When the New York board headhunted Mr Middleton, they wanted a European, and they wanted a professional manager who could help bring a consistency of approach to the business that had been so absent in the past.

"In the Eighties, as a bond trader as Salomon essentially was, there was no medium- to long-term client strategy. The emphasis is moving more towards the client relationship side of the business."

Mr Middleton sees his urgent priorities as getting the various product areas of the business operating much more coherently together, and training managers to manage. On a recent trip to a big banking client in Dusseldorf, he was surprised to find that his German counterpart knew much more about the different services from Salomon Brothers it uses than Mr Middleton himself.

"Just in the past three months, there is a greater sense of the need to co-operate among product areas," he says. "None of this is complicated stuff, but it does make a difference between a firm that has a lot of individual talent firing away, and a coherent team that is powerful because united."

He is also putting emphasis on developing people and training to make them better at what they do. "We have tended in the past to put people in a seat and say, right, you are in such and such a product area, start phoning clients. We need to train people on how to manage client relationships."

Senior executives have regular business planning meetings, focusing on where they want to be 18 months from now, and they are all expected to take a period of training each year. "That is how you link management with profit, not just by removing inefficiencies, but by getting people with training to be better."

He adds: "One of the reasons why there is a need for management skills in institutions like this is precisely because you do have to try to bind people to a company by factors other than money."

In advocating change, Mr Middleton is pushing on doors already well opened by the trauma of the bond trading scandal in 1991. At the time, Salomon Brothers was being urged to give up on equities and banking and cut back to its bond trading roots.

But the new management, under Deryck Maughan, another English Northerner like Mr Middleton, took the other course, trying to broaden the base of the business, and transforming the "big swinging dick" culture portrayed by Michael Lewis in the book Liar's Poker.

"I think a lot of good things came out of the awful trauma of 1991. It was very damaging for Salomon, but it gave people the occasion to stand back and say, not just that it would never happen again, but are we sure that the products and the emphasis of the business is the best for the future.

"Deryck Maughan brought a lot of fresh thinking. Quite certainly, until that point, the trading side in New York had dominated the firm."
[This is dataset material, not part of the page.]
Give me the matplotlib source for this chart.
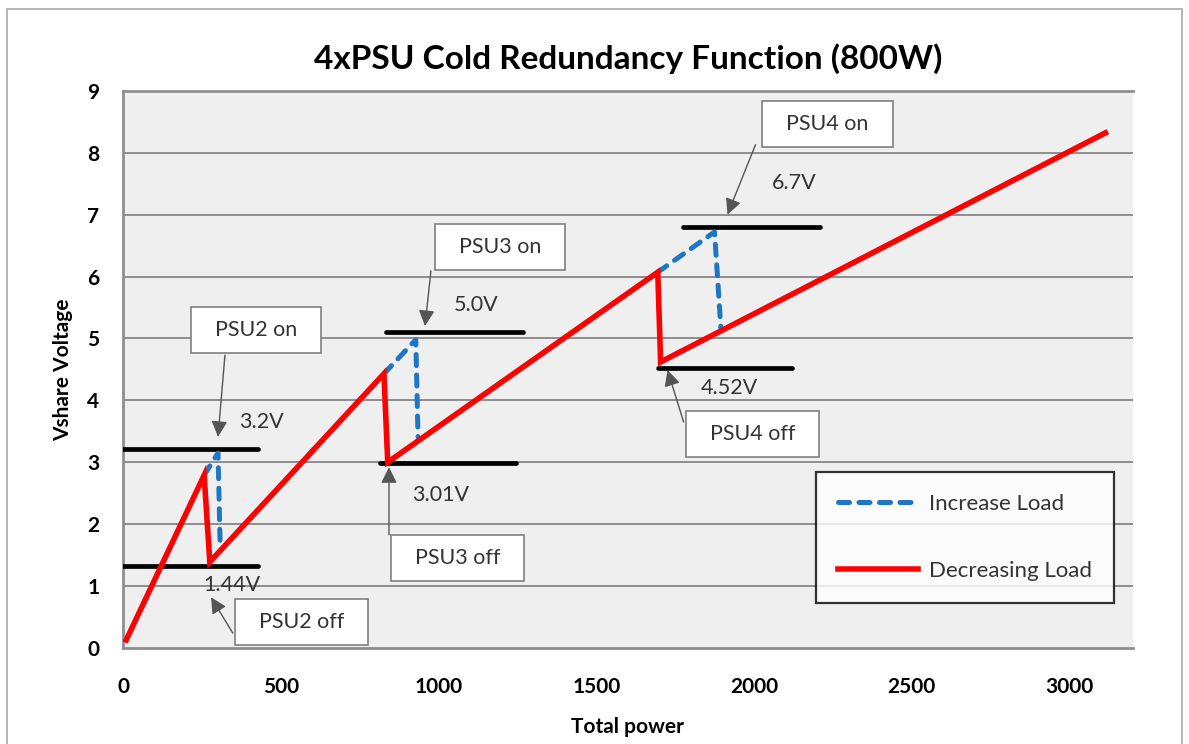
import matplotlib.pyplot as plt
from matplotlib.patches import Rectangle

plt.rcParams['font.family'] = ['Lato', 'DejaVu Sans']

# decreasing load (red, solid)
red_x = [10, 257, 275, 827, 839, 1695, 1704, 3114]
red_y = [0.13, 2.79, 1.39, 4.43, 3.0, 6.07, 4.62, 8.32]

# increase load (blue, dashed) - one segment per PSU switch-on
blue_x = [[257, 301, 308], [827, 928, 935], [1695, 1875, 1895]]
blue_y = [[2.79, 3.15, 1.62], [4.43, 4.98, 3.41], [6.07, 6.72, 5.17]]

# threshold levels (black bars)
lvl_y = [3.22, 1.32, 5.1, 2.99, 6.8, 4.52]
lvl_x0 = [0, 0, 833, 814, 1774, 1695]
lvl_x1 = [428, 428, 1267, 1245, 2208, 2122]

# voltage labels
v_text = ['3.2V', '1.44V', '5.0V', '3.01V', '6.7V', '4.52V']
v_x = [440, 345, 1118, 1007, 2129, 1923]
v_y = [3.65, 1.02, 5.54, 2.47, 7.51, 4.2]

# callout boxes + arrows
box_text = ['PSU2 on', 'PSU2 off', 'PSU3 on', 'PSU3 off', 'PSU4 on', 'PSU4 off']
box_x = [421, 567, 1194, 1061, 2233, 1996]
box_y = [5.14, 0.42, 6.48, 1.45, 8.47, 3.46]
arr_from = [(323, 4.73), (348, 0.24), (976, 6.09), (843, 1.83), (2005, 8.13), (1777, 3.65)]
arr_to = [(301, 3.41), (279, 0.82), (957, 5.2), (843, 2.92), (1916, 7.0), (1726, 4.49)]

fig = plt.figure(figsize=(11.89, 7.44), dpi=100)
ax = fig.add_axes([0.1035, 0.129, 0.849, 0.749])
ax.set_facecolor('#efefef')

# outer frame
fig.patches.append(Rectangle((0.006, -0.02), 0.988, 1.008, transform=fig.transFigure,
                             fill=False, edgecolor='#a8a8a8', lw=1.2))

for y in range(1, 9):
    ax.axhline(y, color='#8e8e8e', lw=1.4, zorder=1)

for x0, x1, y in zip(lvl_x0, lvl_x1, lvl_y):
    ax.plot([x0, x1], [y, y], color='black', lw=3.4, solid_capstyle='round', zorder=3)

ax.plot(red_x, red_y, color='#ff0000', lw=4, zorder=5, label='Decreasing Load',
        solid_joinstyle='miter')
for i in range(3):
    ax.plot(blue_x[i], blue_y[i], color='#1f77c4', lw=3.6, ls=(0, (2.2, 1.9)), zorder=4,
            dash_capstyle='round', label='Increase Load' if i == 0 else None)

for t, x, y in zip(v_text, v_x, v_y):
    ax.text(x, y, t, fontsize=15.5, ha='center', va='center', color='#333333', zorder=6)

for t, x, y in zip(box_text, box_x, box_y):
    ax.text(x, y, '  ' + t + '  ', fontsize=15.5, ha='center', va='center', color='#333333', zorder=7,
            bbox=dict(boxstyle='square,pad=0.6', fc='white', ec='#7f7f7f', lw=1.2))

for a, b in zip(arr_from, arr_to):
    ax.annotate('', xy=b, xytext=a, zorder=8,
                arrowprops=dict(arrowstyle='-|>', color='#555555', lw=1, shrinkA=0, shrinkB=0,
                                mutation_scale=24))

ax.set_xlim(0, 3200)
ax.set_ylim(0, 9)
ax.set_xticks([0, 500, 1000, 1500, 2000, 2500, 3000])
ax.set_yticks(range(10))
ax.tick_params(length=0, labelsize=15, pad=21, axis='x')
ax.tick_params(length=0, labelsize=15, pad=17, axis='y')
for lab in ax.get_xticklabels() + ax.get_yticklabels():
    lab.set_fontweight('bold')

ax.spines['right'].set_visible(False)
for s in ['left', 'bottom', 'top']:
    ax.spines[s].set_color('#8e8e8e')
    ax.spines[s].set_linewidth(2)

ax.set_title('4xPSU Cold Redundancy Function (800W)', fontsize=24, fontweight='bold', pad=16)
ax.set_xlabel('Total power', fontsize=15, fontweight='bold', labelpad=14)
ax.set_ylabel('Vshare Voltage', fontsize=15, fontweight='bold', labelpad=10)

h, l = ax.get_legend_handles_labels()
leg = ax.legend(h[::-1], l[::-1], loc='lower right', bbox_to_anchor=(0.982, 0.081),
                borderaxespad=0, fontsize=16, frameon=True, fancybox=False, edgecolor='black',
                handlelength=3.6, labelspacing=2.1, borderpad=1.0, handletextpad=0.5)
leg.get_frame().set_linewidth(1.6)
for t in leg.get_texts():
    t.set_color('#333333')

plt.savefig('out.png', dpi=100)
"A big change is that there is no longer the internal arrogance that used to characterise Salomon Brothers. There were some people who were viewed, and viewed themselves, as bigger than the firm.

"That gives you a problem in management terms, because if you elevate people on to pedestals that high, normal ways of controlling them, internal audit, compliance, may not be able to get to that level to see what is really going on," Mr Middleton says.

"The real transformation is that there is no appetite for a return to that culture."